◆ The request
Only the pictures are omitted; repeat all other data exactly.

◆ Provided material
»»

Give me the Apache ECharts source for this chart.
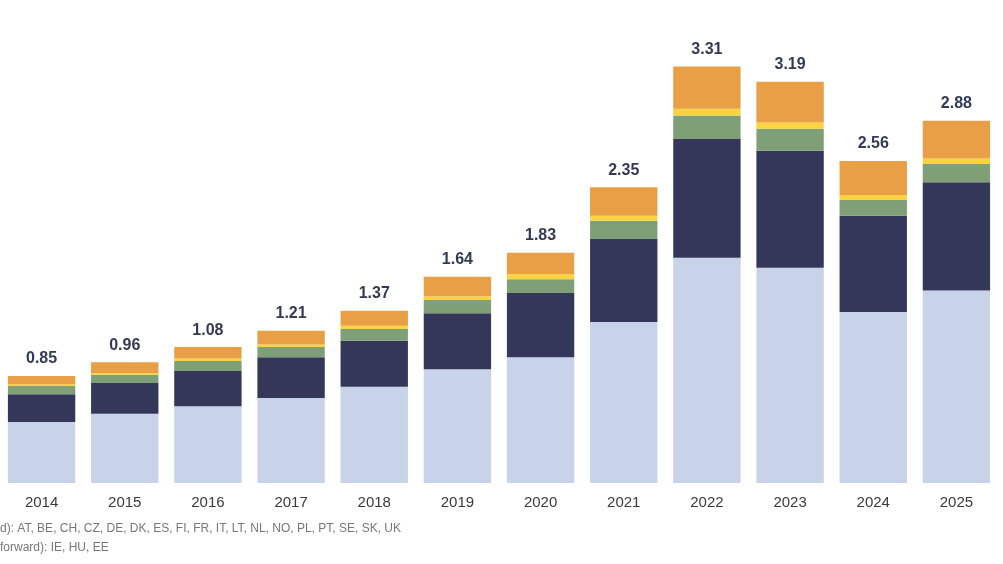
<!DOCTYPE html>
<html><head><meta charset="utf-8">
<script src="https://cdn.jsdelivr.net/npm/echarts@6/dist/echarts.min.js"></script>
<style>html,body{margin:0;padding:0;background:#fff}#c{width:1003px;height:564px}</style>
</head><body><div id="c"></div>
<script>
const years = ['2014','2015','2016','2017','2018','2019','2020','2021','2022','2023','2024','2025'];
const totals = [0.85,0.96,1.08,1.21,1.37,1.64,1.83,2.35,3.31,3.19,2.56,2.88];
const light  = [0.485,0.55,0.61,0.675,0.765,0.905,1.00,1.28,1.79,1.71,1.36,1.53];
const navy   = [0.22,0.245,0.28,0.325,0.365,0.445,0.51,0.66,0.945,0.93,0.765,0.86];
const green  = [0.065,0.065,0.08,0.08,0.095,0.105,0.11,0.145,0.185,0.175,0.125,0.145];
const yellow = [0.015,0.015,0.02,0.02,0.025,0.03,0.04,0.04,0.055,0.05,0.04,0.045];
const orange = [0.065,0.085,0.09,0.11,0.12,0.155,0.17,0.225,0.335,0.325,0.27,0.30];
const footnotes = ['d): AT, BE, CH, CZ, DE, DK, ES, FI, FR, IT, LT, NL, NO, PL, PT, SE, SK, UK','forward): IE, HU, EE'];
const chart = echarts.init(document.getElementById('c'));
const mk = (name, data, color) => ({name, type:'bar', stack:'s', data, barCategoryGap:'19%', itemStyle:{color}, silent:true});
const topSeries = mk('orange', orange, '#e89f45');
topSeries.label = {show:true, position:'top', distance:9, formatter:p=>totals[p.dataIndex].toFixed(2), fontFamily:'Liberation Sans, Arial', fontWeight:'bold', fontSize:16, color:'#333a55'};
chart.setOption({
  animation:false,
  grid:{left:0, right:5, top:20, bottom:81},
  xAxis:{type:'category', data:years, axisLine:{show:false}, axisTick:{show:false},
    axisLabel:{fontFamily:'Liberation Sans, Arial', fontSize:15, color:'#3a3a3a', margin:12}},
  yAxis:{type:'value', min:0, max:3.68, show:false, splitLine:{show:false}},
  series:[mk('light', light, '#c8d2e8'), mk('navy', navy, '#35375a'), mk('green', green, '#7fa077'), mk('yellow', yellow, '#fad33f'), topSeries],
  graphic: footnotes.map((t,i)=>({type:'text', left:0, top:523+i*19, style:{text:t, font:'12px Liberation Sans, Arial', fill:'#777'}}))
});
</script></body></html>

««

◆ Right answer
Give me the Apache ECharts source for this chart.
<!DOCTYPE html>
<html><head><meta charset="utf-8">
<script src="https://cdn.jsdelivr.net/npm/echarts@6/dist/echarts.min.js"></script>
<style>html,body{margin:0;padding:0;background:#fff}#c{width:1003px;height:564px}</style>
</head><body><div id="c"></div>
<script>
const years = ['2014','2015','2016','2017','2018','2019','2020','2021','2022','2023','2024','2025'];
const totals = [0.85,0.96,1.08,1.21,1.37,1.64,1.83,2.35,3.31,3.19,2.56,2.88];
const light  = [0.485,0.55,0.61,0.675,0.765,0.905,1.00,1.28,1.79,1.71,1.36,1.53];
const navy   = [0.22,0.245,0.28,0.325,0.365,0.445,0.51,0.66,0.945,0.93,0.765,0.86];
const green  = [0.065,0.065,0.08,0.08,0.095,0.105,0.11,0.145,0.185,0.175,0.125,0.145];
const yellow = [0.015,0.015,0.02,0.02,0.025,0.03,0.04,0.04,0.055,0.05,0.04,0.045];
const orange = [0.065,0.085,0.09,0.11,0.12,0.155,0.17,0.225,0.335,0.325,0.27,0.30];
const footnotes = ['d): AT, BE, CH, CZ, DE, DK, ES, FI, FR, IT, LT, NL, NO, PL, PT, SE, SK, UK','forward): IE, HU, EE'];
const chart = echarts.init(document.getElementById('c'));
const mk = (name, data, color) => ({name, type:'bar', stack:'s', data, barCategoryGap:'19%', itemStyle:{color}, silent:true});
const topSeries = mk('orange', orange, '#e89f45');
topSeries.label = {show:true, position:'top', distance:9, formatter:p=>totals[p.dataIndex].toFixed(2), fontFamily:'Liberation Sans, Arial', fontWeight:'bold', fontSize:16, color:'#333a55'};
chart.setOption({
  animation:false,
  grid:{left:0, right:5, top:20, bottom:81},
  xAxis:{type:'category', data:years, axisLine:{show:false}, axisTick:{show:false},
    axisLabel:{fontFamily:'Liberation Sans, Arial', fontSize:15, color:'#3a3a3a', margin:12}},
  yAxis:{type:'value', min:0, max:3.68, show:false, splitLine:{show:false}},
  series:[mk('light', light, '#c8d2e8'), mk('navy', navy, '#35375a'), mk('green', green, '#7fa077'), mk('yellow', yellow, '#fad33f'), topSeries],
  graphic: footnotes.map((t,i)=>({type:'text', left:0, top:523+i*19, style:{text:t, font:'12px Liberation Sans, Arial', fill:'#777'}}))
});
</script></body></html>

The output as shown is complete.